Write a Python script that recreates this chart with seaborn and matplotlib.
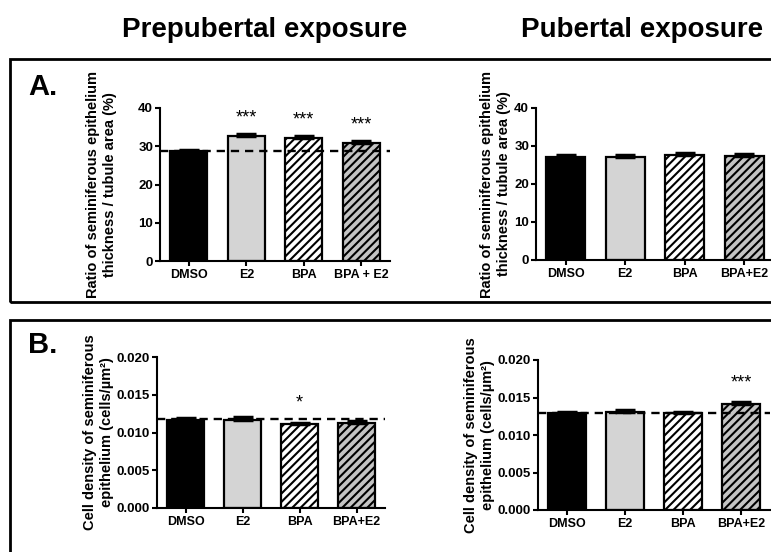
import numpy as np
import matplotlib
matplotlib.use("Agg")
import matplotlib.pyplot as plt
from matplotlib.patches import Rectangle
from matplotlib.ticker import FormatStrFormatter
import seaborn as sns

# group labels
groups_a_left = ["DMSO", "E2", "BPA", "BPA + E2"]
groups_other = ["DMSO", "E2", "BPA", "BPA+E2"]

# A: ratio of seminiferous epithelium thickness / tubule area (%)
ratio_prepub = [28.8, 32.7, 32.2, 30.9]
ratio_prepub_sem = [0.3, 0.5, 0.4, 0.4]
ratio_pub = [27.2, 27.2, 27.7, 27.4]
ratio_pub_sem = [0.4, 0.4, 0.5, 0.4]

# B: cell density of seminiferous epithelium (cells/um2)
dens_prepub = [0.0117, 0.0117, 0.0111, 0.0113]
dens_prepub_sem = [0.0002, 0.0003, 0.0002, 0.0002]
dens_pub = [0.0129, 0.0131, 0.0129, 0.0141]
dens_pub_sem = [0.0002, 0.0003, 0.0002, 0.0003]

# significance marks
stars_ratio_prepub = ["", "***", "***", "***"]
stars_dens_prepub = ["", "", "*", ""]
stars_dens_pub = ["", "", "", "***"]

bar_colors = ["#000000", "#d4d4d4", "#ffffff", "#c4c4c4"]
bar_hatches = [None, None, "////", "////"]

sns.set_style("ticks")
plt.rcParams['font.family'] = ['Liberation Sans', 'DejaVu Sans']
plt.rcParams['font.weight'] = 'bold'
plt.rcParams['hatch.linewidth'] = 1.5
for key in ['text.color', 'axes.labelcolor', 'xtick.color', 'ytick.color']:
    plt.rcParams[key] = 'black'

W, H = 771, 552
fig = plt.figure(figsize=(W / 100, H / 100), dpi=100)


def px_axes(x0, x1, ytop, ybot):
    ax = fig.add_axes([x0 / W, 1 - ybot / H, (x1 - x0) / W, (ybot - ytop) / H])
    ax._px = (x0, x1)
    return ax


def draw_panel(ax, groups, vals, sems, ymax, yticks, ylabel, label_px, ref=None,
               stars=None, star_off=0.0, fmt=None):
    sns.barplot(x=groups, y=vals, hue=groups, palette=bar_colors, legend=False,
                ax=ax, width=0.65, edgecolor="black", linewidth=1.6, saturation=1)
    for patch, h in zip(ax.patches, bar_hatches):
        if h:
            patch.set_hatch(h)
    xs = np.arange(len(groups))
    ax.errorbar(xs, vals, yerr=[np.zeros(len(vals)), sems], fmt="none",
                ecolor="black", elinewidth=1.6, capsize=7.5, capthick=2.5)
    if ref is not None:
        ax.axhline(ref, color="black", lw=1.7, ls=(0, (3.5, 2.5)), zorder=5)
    if stars is not None:
        for x, v, s in zip(xs, vals, stars):
            if s:
                ax.text(x, v + star_off, s, ha="center", va="center",
                        fontsize=13, fontweight="normal")
    ax.set_xlim(-0.5, len(groups) - 0.5)
    ax.set_ylim(0, ymax)
    ax.set_yticks(yticks)
    if fmt:
        ax.yaxis.set_major_formatter(FormatStrFormatter(fmt))
    ax.set_ylabel(ylabel, fontsize=10.5, fontweight="bold", linespacing=1.3)
    x0, x1 = ax._px
    ax.yaxis.set_label_coords((label_px - x0) / (x1 - x0), 0.5)
    ax.set_xlabel("")
    sns.despine(ax=ax)
    for sp in ["left", "bottom"]:
        ax.spines[sp].set_linewidth(1.5)
        ax.spines[sp].set_color("black")
    ax.tick_params(axis="both", length=3.5, width=1.5, color="black", pad=1.5)
    ax.tick_params(axis="x", labelsize=9, pad=2)
    ax.tick_params(axis="y", labelsize=9.5)
    for lab in ax.get_xticklabels() + ax.get_yticklabels():
        lab.set_fontweight("bold")


ylab_a = "Ratio of seminiferous epithelium\nthickness / tubule area (%)"
ylab_b = "Cell density of seminiferous\nepithelium (cells/µm²)"

ax1 = px_axes(160, 390, 108, 261)
draw_panel(ax1, groups_a_left, ratio_prepub, ratio_prepub_sem, 40, [0, 10, 20, 30, 40],
           ylab_a, 117, ref=ratio_prepub[0], stars=stars_ratio_prepub, star_off=4.6)

ax2 = px_axes(536, 774, 108, 260)
draw_panel(ax2, groups_other, ratio_pub, ratio_pub_sem, 40, [0, 10, 20, 30, 40],
           ylab_a, 511)

ax3 = px_axes(157, 385, 357, 508)
draw_panel(ax3, groups_other, dens_prepub, dens_prepub_sem, 0.020,
           [0, 0.005, 0.010, 0.015, 0.020], ylab_b, 114, ref=0.0118,
           stars=stars_dens_prepub, star_off=0.0028, fmt="%.3f")

ax4 = px_axes(538, 770, 360, 510)
draw_panel(ax4, groups_other, dens_pub, dens_pub_sem, 0.020,
           [0, 0.005, 0.010, 0.015, 0.020], ylab_b, 495, ref=0.0129,
           stars=stars_dens_pub, star_off=0.0028, fmt="%.3f")

# panel frames
for ytop, ybot in [(59, 302), (320, 570)]:
    fig.patches.append(Rectangle((10 / W, 1 - ybot / H), 800 / W, (ybot - ytop) / H,
                                 transform=fig.transFigure, fill=False,
                                 edgecolor="black", lw=2))

fig.text(265 / W, 1 - 37 / H, "Prepubertal exposure", ha="center", va="baseline",
         fontsize=20, fontweight="bold")
fig.text(642 / W, 1 - 37 / H, "Pubertal exposure", ha="center", va="baseline",
         fontsize=20, fontweight="bold")
fig.text(28 / W, 1 - 95 / H, "A.", ha="left", va="baseline", fontsize=21, fontweight="bold")
fig.text(28 / W, 1 - 353 / H, "B.", ha="left", va="baseline", fontsize=21, fontweight="bold")

fig.savefig("out.png", dpi=100)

What to work on. Give back exactly the lines from the first line of the data through the line with "ratio_pub_sem = [0.4, 0.4, 0.5, 0.4]", pictures excluded.

Task solution.
Write a Python script that recreates this chart with seaborn and matplotlib.
import numpy as np
import matplotlib
matplotlib.use("Agg")
import matplotlib.pyplot as plt
from matplotlib.patches import Rectangle
from matplotlib.ticker import FormatStrFormatter
import seaborn as sns

# group labels
groups_a_left = ["DMSO", "E2", "BPA", "BPA + E2"]
groups_other = ["DMSO", "E2", "BPA", "BPA+E2"]

# A: ratio of seminiferous epithelium thickness / tubule area (%)
ratio_prepub = [28.8, 32.7, 32.2, 30.9]
ratio_prepub_sem = [0.3, 0.5, 0.4, 0.4]
ratio_pub = [27.2, 27.2, 27.7, 27.4]
ratio_pub_sem = [0.4, 0.4, 0.5, 0.4]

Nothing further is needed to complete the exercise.